Memory is funny, it only remembers some snippets of the past and presents them as if they were individual events which had no before or after. Such is my memory of the first time I felt the need to like someone. Was it a need? Yes it was, that's what my memory throws up. Suddenly all my friends seemed to "like" one of our classmates and started expressing it aloud. It was fashionable to like someone. "Who do you like?" I was asked. Sometimes I evaded the question, but then I had to think of someone I liked. I found some one who was a little different from the lot and fixed that I would like her/him (No this story doesn't have gender).
What happened then? Well nothing. Life is not a two and half hour film that everything happens at such immediate pace. Most of the times nothing happens. Well this could be counted as the first same sex crush/like/love/lust/attraction or one of them. (Well I still can't differentiate between the lot). No the first doesn't refer to the person, it refers to the experience. As far as the question of individuals goes, I'm sure there were many at the same time.
Almost at the same time, in a parallel universe I came to know of a person from the opposite sex, well she/he spoke intelligently. I liked speaking to her/him. Now in hindsight probably this could be called one of those. A year passed and I knew another person from the opposite sex who I got interested in.  And yes it happened in the same space as my same sex one.

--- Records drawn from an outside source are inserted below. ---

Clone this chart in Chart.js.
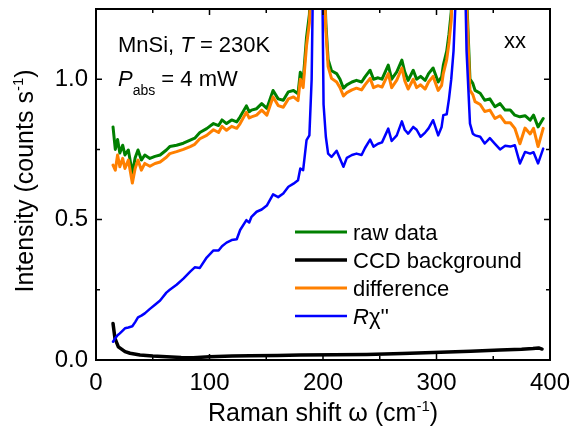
<!DOCTYPE html>
<html><head><meta charset="utf-8">
<script src="https://cdn.jsdelivr.net/npm/chart.js@4/dist/chart.umd.min.js"></script>
<style>html,body{margin:0;padding:0;background:#fff;}canvas{display:block;}</style>
</head><body>
<canvas id="c" width="571" height="426"></canvas>
<script>
// Raman shift (cm^-1) shared by raw data, difference and R chi''
const ramanShift = [
  15, 17, 19, 21, 23.5, 25.5, 28.5, 32, 34.5, 37,
  40, 43, 47.5, 52, 56.5, 62, 65, 71, 77, 83,
  87, 91.5, 97.5, 103.5, 108, 111, 115, 119.5, 124, 127,
  132.5, 135, 137, 141.5, 146, 150.5, 156, 160.5, 165, 169.5,
  174, 178, 180, 182.5, 185.5, 188, 190, 192, 194, 195.5,
  197, 199, 200.5, 202.5, 204.5, 207.5, 212, 215, 218, 221,
  225.5, 229.5, 234, 237, 241.5, 244.5, 248.5, 252, 257.5, 260.5,
  265, 269.5, 272, 275, 279.5, 282.5, 286, 290, 293, 297,
  301.5, 304.5, 306, 309, 311, 313, 315, 317, 319, 320.5,
  322, 324, 326.5, 329.5, 332, 334, 338.5, 342.5, 347, 351.5,
  356, 360.5, 365, 369, 373.5, 378, 382.5, 385.5, 389.5, 394
];
const rawData = [
  0.83, 0.75, 0.785, 0.737, 0.765, 0.73, 0.748, 0.665, 0.72, 0.748,
  0.712, 0.73, 0.718, 0.725, 0.73, 0.748, 0.76, 0.765, 0.772, 0.783,
  0.79, 0.81, 0.824, 0.842, 0.835, 0.855, 0.842, 0.855, 0.848, 0.866,
  0.905, 0.884, 0.89, 0.895, 0.913, 0.896, 0.96, 0.93, 0.925, 0.955,
  0.96, 0.948, 1.025, 0.995, 1.15, 1.23, 1.4, 1.8, 2.3, 2.5,
  2.3, 1.8, 1.45, 1.2, 1.07, 1.03, 1.02, 1.0, 0.968, 0.98,
  0.99, 0.996, 0.99, 1.008, 1.032, 1.0, 1.005, 1.0, 1.05, 1.0,
  1.026, 1.068, 1.026, 0.996, 1.032, 1.0, 1.01, 0.996, 1.02, 1.04,
  0.99, 1.008, 1.05, 1.1, 1.16, 1.24, 1.5, 2.0, 2.5, 2.6,
  2.5, 2.0, 1.3, 1.0, 0.985, 0.96, 0.95, 0.925, 0.93, 0.902,
  0.913, 0.89, 0.89, 0.872, 0.866, 0.87, 0.854, 0.872, 0.83, 0.86
];
const difference = [
  0.694, 0.676, 0.73, 0.688, 0.718, 0.682, 0.712, 0.63, 0.682, 0.712,
  0.676, 0.70, 0.69, 0.70, 0.705, 0.722, 0.735, 0.742, 0.75, 0.76,
  0.768, 0.788, 0.80, 0.82, 0.81, 0.832, 0.818, 0.832, 0.825, 0.842,
  0.882, 0.862, 0.866, 0.872, 0.89, 0.872, 0.937, 0.906, 0.9, 0.93,
  0.937, 0.924, 1.0, 0.97, 1.12, 1.2, 1.37, 1.78, 2.28, 2.48,
  2.28, 1.78, 1.43, 1.18, 1.045, 1.003, 0.99, 0.97, 0.94, 0.952,
  0.962, 0.968, 0.962, 0.98, 1.003, 0.97, 0.977, 0.972, 1.02, 0.97,
  0.997, 1.04, 0.995, 0.965, 1.0, 0.97, 0.98, 0.965, 0.99, 1.01,
  0.96, 0.978, 1.02, 1.07, 1.13, 1.21, 1.47, 1.97, 2.47, 2.57,
  2.47, 1.97, 1.27, 0.96, 0.945, 0.92, 0.91, 0.885, 0.89, 0.86,
  0.87, 0.845, 0.845, 0.825, 0.77, 0.826, 0.805, 0.825, 0.76, 0.825
];
const rChi = [
  0.065, 0.078, 0.088, 0.095, 0.105, 0.113, 0.116, 0.12, 0.135, 0.152,
  0.158, 0.166, 0.182, 0.197, 0.212, 0.24, 0.25, 0.268, 0.29, 0.315,
  0.33, 0.328, 0.365, 0.39, 0.39, 0.405, 0.418, 0.427, 0.43, 0.463,
  0.498, 0.49, 0.51, 0.528, 0.536, 0.55, 0.59, 0.58, 0.593, 0.617,
  0.628, 0.64, 0.682, 0.676, 0.783, 0.80, 1.0, 1.6, 2.2, 2.5,
  2.2, 1.5, 0.91, 0.795, 0.735, 0.723, 0.745, 0.717, 0.688, 0.72,
  0.73, 0.735, 0.73, 0.755, 0.785, 0.76, 0.77, 0.775, 0.824, 0.78,
  0.80, 0.85, 0.82, 0.806, 0.83, 0.82, 0.795, 0.81, 0.825, 0.854,
  0.80, 0.83, 0.872, 0.875, 0.93, 1.0, 1.1, 1.3, 2.2, 2.5,
  2.2, 1.6, 1.1, 0.842, 0.806, 0.80, 0.795, 0.771, 0.79, 0.77,
  0.75, 0.763, 0.76, 0.765, 0.70, 0.741, 0.735, 0.74, 0.70, 0.753
];
// CCD background
const ccdShift = [15, 16.7, 19.7, 25.6, 30, 38.8, 50, 62.3, 75, 85.7, 100, 120, 135.7, 160, 180, 210, 238.5, 270, 297, 330, 356, 375, 385, 390, 393];
const ccdBackground = [0.13, 0.077, 0.047, 0.03, 0.024, 0.018, 0.014, 0.012, 0.009, 0.008, 0.012, 0.014, 0.015, 0.016, 0.018, 0.019, 0.02, 0.023, 0.027, 0.031, 0.036, 0.038, 0.041, 0.043, 0.039];

const seriesLabels = ['raw data', 'CCD background', 'difference', "Rχ''"];
const xTickLabels = [0, 100, 200, 300, 400];
const yTickValues = [0, 0.5, 1.0];
const yTickLabels = ['0.0', '0.5', '1.0'];

const FONT = '"Liberation Sans", Arial, Helvetica, sans-serif';
const GREEN = 'rgb(0,128,0)', ORANGE = 'rgb(255,128,0)', BLUE = 'rgb(0,0,255)', BLACK = '#000';

function pts(xs, ys) { return xs.map((x, i) => ({ x: x, y: ys[i] })); }

function drawRich(ctx, segs, x, y) {
  let cx = x;
  for (const s of segs) {
    ctx.font = s.font;
    ctx.fillText(s.t, cx, y + (s.dy || 0));
    cx += ctx.measureText(s.t).width;
  }
  return cx;
}
function richWidth(ctx, segs) {
  let w = 0;
  for (const s of segs) { ctx.font = s.font; w += ctx.measureText(s.t).width; }
  return w;
}

const framePlugin = {
  id: 'frame',
  afterDraw(chart) {
    const ctx = chart.ctx, a = chart.chartArea, xs = chart.scales.x, ys = chart.scales.y;
    ctx.save();
    ctx.strokeStyle = '#000';
    ctx.lineWidth = 2;
    ctx.strokeRect(a.left, a.top, a.right - a.left, a.bottom - a.top);
    ctx.lineWidth = 1.5;
    ctx.beginPath();
    for (const t of xs.ticks) {
      const px = xs.getPixelForValue(t.value);
      const L = xTickLabels.includes(t.value) ? 6 : 4;
      ctx.moveTo(px, a.bottom); ctx.lineTo(px, a.bottom - L);
      ctx.moveTo(px, a.top); ctx.lineTo(px, a.top + L);
    }
    for (const t of ys.ticks) {
      const py = ys.getPixelForValue(t.value);
      const major = yTickValues.some(v => Math.abs(v - t.value) < 1e-9);
      const L = major ? 6 : 4;
      ctx.moveTo(a.left, py); ctx.lineTo(a.left + L, py);
      ctx.moveTo(a.right, py); ctx.lineTo(a.right - L, py);
    }
    ctx.stroke();

    ctx.fillStyle = '#000';
    ctx.textBaseline = 'alphabetic';
    ctx.textAlign = 'left';
    const n22 = '22px ' + FONT, i22 = 'italic 22px ' + FONT;
    // annotations
    drawRich(ctx, [{ t: 'MnSi, ', font: n22 }, { t: 'T', font: i22 }, { t: ' = 230K', font: n22 }], 118, 52);
    drawRich(ctx, [{ t: 'P', font: i22 }, { t: 'abs', font: '14px ' + FONT, dy: 9 }, { t: ' = 4 mW', font: n22 }], 118, 86);
    drawRich(ctx, [{ t: 'xx', font: n22 }], 504, 48);

    // legend
    const rows = [232, 260, 288, 316];
    chart.data.datasets.forEach((ds) => {
      const li = seriesLabels.indexOf(ds.label);
      const yy = rows[li];
      ctx.strokeStyle = ds.borderColor;
      ctx.lineWidth = ds.borderWidth;
      ctx.beginPath(); ctx.moveTo(295, yy); ctx.lineTo(347, yy); ctx.stroke();
      ctx.fillStyle = '#000';
      if (ds.label === "Rχ''") {
        drawRich(ctx, [{ t: 'R', font: i22 }, { t: "χ''", font: n22 }], 353, yy + 8);
      } else {
        drawRich(ctx, [{ t: ds.label, font: n22 }], 353, yy + 8);
      }
    });

    // axis titles
    const n25 = '25px ' + FONT, s15 = '15px ' + FONT;
    const xt = [{ t: 'Raman shift ω (cm', font: n25 }, { t: '-1', font: s15, dy: -10 }, { t: ')', font: n25 }];
    const xw = richWidth(ctx, xt);
    drawRich(ctx, xt, (a.left + a.right) / 2 - xw / 2, 421);
    const yt = [{ t: 'Intensity (counts s', font: n25 }, { t: '-1', font: s15, dy: -10 }, { t: ')', font: n25 }];
    const yw = richWidth(ctx, yt);
    ctx.save();
    ctx.translate(33, 181);
    ctx.rotate(-Math.PI / 2);
    drawRich(ctx, yt, -yw / 2, 0);
    ctx.restore();
    ctx.restore();
  }
};

new Chart(document.getElementById('c'), {
  type: 'line',
  data: {
    datasets: [
      { label: seriesLabels[0], data: pts(ramanShift, rawData), borderColor: GREEN, borderWidth: 3, order: 4 },
      { label: seriesLabels[1], data: pts(ccdShift, ccdBackground), borderColor: BLACK, borderWidth: 3.5, order: 2 },
      { label: seriesLabels[2], data: pts(ramanShift, difference), borderColor: ORANGE, borderWidth: 3, order: 3 },
      { label: seriesLabels[3], data: pts(ramanShift, rChi), borderColor: BLUE, borderWidth: 2.5, order: 1 }
    ]
  },
  options: {
    responsive: false,
    animation: false,
    devicePixelRatio: 1,
    datasets: { line: { pointRadius: 0, tension: 0, fill: false, borderJoinStyle: 'round', borderCapStyle: 'round' } },
    layout: { padding: { left: 0, top: 9, right: 21, bottom: 0 } },
    plugins: { legend: { display: false }, tooltip: { enabled: false }, title: { display: false } },
    scales: {
      x: {
        type: 'linear', min: 0, max: 400,
        grid: { display: false, drawTicks: false },
        border: { display: false },
        ticks: {
          stepSize: 50, padding: 9, color: '#000', maxRotation: 0, autoSkip: false,
          font: { family: FONT, size: 24 },
          callback: (v) => xTickLabels.includes(v) ? String(v) : ''
        },
        afterFit: (s) => { s.height = 66; s.paddingLeft = 0; s.paddingRight = 0; }
      },
      y: {
        type: 'linear', min: 0, max: 1.25,
        grid: { display: false, drawTicks: false },
        border: { display: false },
        ticks: {
          stepSize: 0.25, padding: 8, color: '#000', autoSkip: false,
          font: { family: FONT, size: 24 },
          callback: (v) => {
            const k = yTickValues.findIndex(t => Math.abs(t - v) < 1e-9);
            return k >= 0 ? yTickLabels[k] : '';
          }
        },
        afterFit: (s) => { s.width = 96; s.paddingTop = 0; s.paddingBottom = 0; }
      }
    }
  },
  plugins: [framePlugin]
});
</script>
</body></html>
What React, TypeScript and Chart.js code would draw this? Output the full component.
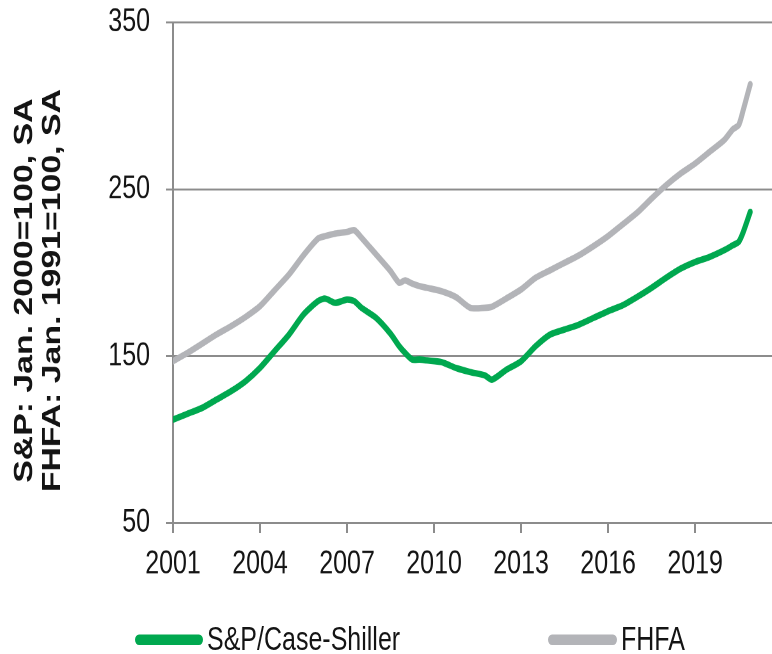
import React, { useEffect, useRef } from "react";
import { Chart, registerables } from "chart.js";

Chart.register(...registerables);

// ---- data ----
const DATES = [
  2001.0, 2001.5, 2002.0, 2002.5, 2003.0, 2003.5, 2004.0, 2004.5, 2005.0, 2005.5,
  2006.0, 2006.25, 2006.6, 2007.0, 2007.25, 2007.5, 2008.0, 2008.5, 2008.8, 2009.0,
  2009.25, 2009.5, 2009.75, 2010.25, 2010.75, 2011.25, 2011.75, 2012.0, 2012.5, 2013.0,
  2013.5, 2014.0, 2014.5, 2015.0, 2015.5, 2016.0, 2016.5, 2017.0, 2017.5, 2018.0,
  2018.5, 2019.0, 2019.5, 2020.0, 2020.3, 2020.5, 2020.65, 2020.9,
];

const CASE_SHILLER = [
  112, 115.5, 119, 124, 129, 135, 143, 153, 163, 175,
  183, 184.5, 182, 184, 183, 179, 173, 163.5, 156, 152,
  148, 148, 147.5, 146.5, 143, 140.5, 138.5, 136, 142, 147,
  156, 163, 166, 169, 173, 177, 180.5, 185.5, 191, 197,
  202.5, 206.5, 209.5, 213.5, 216.5, 218.5, 224, 236.5,
];

const FHFA = [
  147, 152, 157.5, 163, 168, 173.5, 180, 189.5, 199, 210.5,
  220.5, 222, 223.5, 224.5, 225.5, 221, 211, 201, 194, 195.5,
  193.5, 192, 191, 189, 185.5, 179, 179, 179.7, 184.7, 190,
  197, 201.5, 206, 210.5, 216, 222, 229, 236, 244.5, 252.5,
  259.5, 265.5, 272.5, 279.5, 286, 288.5, 297, 313,
];

const SERIES_LABELS = ["S&P/Case-Shiller", "FHFA"];
const X_TICKS = [2001, 2004, 2007, 2010, 2013, 2016, 2019];
const Y_TICKS = [50, 150, 250, 350];
const Y_TITLE_LINES = ["S&P: Jan. 2000=100, SA", "FHFA: Jan. 1991=100, SA"];

// ---- styles ----
const GREEN = "#00a84f";
const GREY = "#b3b4b8";
const AXIS = "#8c8c8c";
const TEXT = "#141414";
const FONT = "'Liberation Sans', Arial, Helvetica, sans-serif";

const W = 772;
const H = 503;
const STRETCH = 654 / 503;

const yTitlePlugin = {
  id: "yTitleLines",
  afterDraw(chart: any) {
    const ctx = chart.ctx;
    ctx.save();
    ctx.font = `bold 26px ${FONT}`;
    ctx.fillStyle = TEXT;
    ctx.textAlign = "center";
    ctx.textBaseline = "middle";
    Y_TITLE_LINES.forEach((line, i) => {
      ctx.save();
      ctx.translate(25 + i * 28, 223.5);
      ctx.rotate(-Math.PI / 2);
      ctx.fillText(line, 0, 0);
      ctx.restore();
    });
    ctx.restore();
  },
};

export default function App() {
  const canvasRef = useRef<HTMLCanvasElement | null>(null);

  useEffect(() => {
    const canvas = canvasRef.current;
    if (!canvas) return;
    const chart = new Chart(canvas, {
      type: "line",
      data: {
        datasets: [
          {
            label: SERIES_LABELS[0],
            data: DATES.map((d, i) => ({ x: d, y: CASE_SHILLER[i] })),
            borderColor: GREEN,
            backgroundColor: GREEN,
            borderWidth: 5,
            pointRadius: 0,
            tension: 0.25,
            borderCapStyle: "round",
            borderJoinStyle: "round",
          },
          {
            label: SERIES_LABELS[1],
            data: DATES.map((d, i) => ({ x: d, y: FHFA[i] })),
            borderColor: GREY,
            backgroundColor: GREY,
            borderWidth: 5,
            pointRadius: 0,
            tension: 0.25,
            borderCapStyle: "round",
            borderJoinStyle: "round",
          },
        ],
      },
      options: {
        animation: false,
        responsive: false,
        devicePixelRatio: 2,
        layout: { padding: { top: 17.3, right: 0, bottom: 50.7, left: 0 } },
        plugins: {
          legend: { display: false },
          tooltip: { enabled: false },
        },
        scales: {
          x: {
            type: "linear",
            min: 2001,
            max: 2021.65,
            afterBuildTicks: (scale: any) => {
              scale.ticks = X_TICKS.map((v) => ({ value: v }));
            },
            afterFit: (scale: any) => {
              scale.height = 50;
              scale.paddingLeft = 0;
              scale.paddingRight = 0;
            },
            grid: {
              drawOnChartArea: false,
              drawTicks: true,
              tickLength: 7.7,
              tickWidth: 2,
              color: AXIS,
              lineWidth: 2,
            },
            border: { display: true, color: AXIS, width: 1.5 },
            ticks: {
              autoSkip: false,
              maxRotation: 0,
              padding: 9,
              color: TEXT,
              font: { family: FONT, size: 25 },
              callback: (v: any) => String(v),
            },
          },
          y: {
            type: "linear",
            min: 50,
            max: 350,
            afterBuildTicks: (scale: any) => {
              scale.ticks = Y_TICKS.map((v) => ({ value: v }));
            },
            afterFit: (scale: any) => {
              scale.width = 173;
              scale.paddingTop = 0;
              scale.paddingBottom = 0;
            },
            grid: {
              drawOnChartArea: true,
              drawTicks: true,
              tickLength: 7,
              tickWidth: 1.5,
              color: AXIS,
              lineWidth: 1.5,
            },
            border: { display: true, color: AXIS, width: 2 },
            ticks: {
              padding: 16,
              color: TEXT,
              font: { family: FONT, size: 25 },
              callback: (v: any) => String(v),
            },
          },
        },
      },
      plugins: [yTitlePlugin],
    } as any);
    return () => chart.destroy();
  }, []);

  const legendText: React.CSSProperties = {
    position: "absolute",
    top: 476,
    fontFamily: FONT,
    fontSize: 25,
    lineHeight: "30px",
    color: TEXT,
    whiteSpace: "nowrap",
  };
  const bar = (left: number, width: number, color: string): React.CSSProperties => ({
    position: "absolute",
    left,
    width,
    top: 488.4,
    height: 7.7,
    borderRadius: 4,
    background: color,
  });

  return (
    <div
      style={{
        position: "absolute",
        left: 0,
        top: 0,
        width: W,
        height: H,
        transform: `scaleY(${STRETCH})`,
        transformOrigin: "0 0",
        background: "#ffffff",
      }}
    >
      <canvas
        ref={canvasRef}
        width={W}
        height={H}
        style={{ display: "block", width: W, height: H }}
      />
      <div style={bar(135, 68, GREEN)} />
      <div style={{ ...legendText, left: 207 }}>{SERIES_LABELS[0]}</div>
      <div style={bar(548, 69, GREY)} />
      <div style={{ ...legendText, left: 621 }}>{SERIES_LABELS[1]}</div>
    </div>
  );
}
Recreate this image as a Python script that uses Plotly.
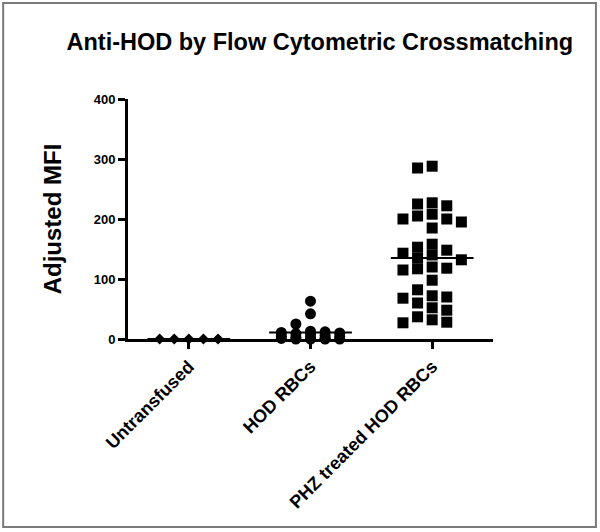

Well then the story takes a boring turn, (yes in the hindsight) I went to college. This is what happens everywhere in the world. I was much behind my peers in terms of one of those long list of things that I have been talking about. The nerd in me had won the battle and life had become much less happening. I did like/love/lust/get attracted to some opposite sex people but they were all for a fleeting moment. While I had remained the same, the world around seemed to have changed drastically. These weird things called rumors had come into the life. While a few years back it was a thing of pride to like/love/lust/get attracted to someone now it had transformed into something secretive, something one gets to hear in rumors. The world had began putting certain frames on the same thing just in the matter of few years. A few years back there were multiple stories happening at once, now suddenly all was changed.
As life progressed the world around me got divided into several shades, some who said they loved, some who said they were in for lust, there were now definitions for everything, boundaries were quite clearly defined. Now there were also boundaries based on who one liked/loved/lusted, based on whether it was same sex, opposite sex or anything other. Yes, there were categories for everything.
What happened next? Well nothing, as I have already said it is not a two and half hour movie that things happen at an extraordinary pace, nor is it necessary to have an ending. Most of the time the story continues, I continued to live but a little more confused as to which box should I fit myself into. Into one of those who would love and live, into one of those who would die in the name of love, into one of those who vote for lust or one of those who are not interested and so on, there are many such categories. I still have to figure which box I should fit into.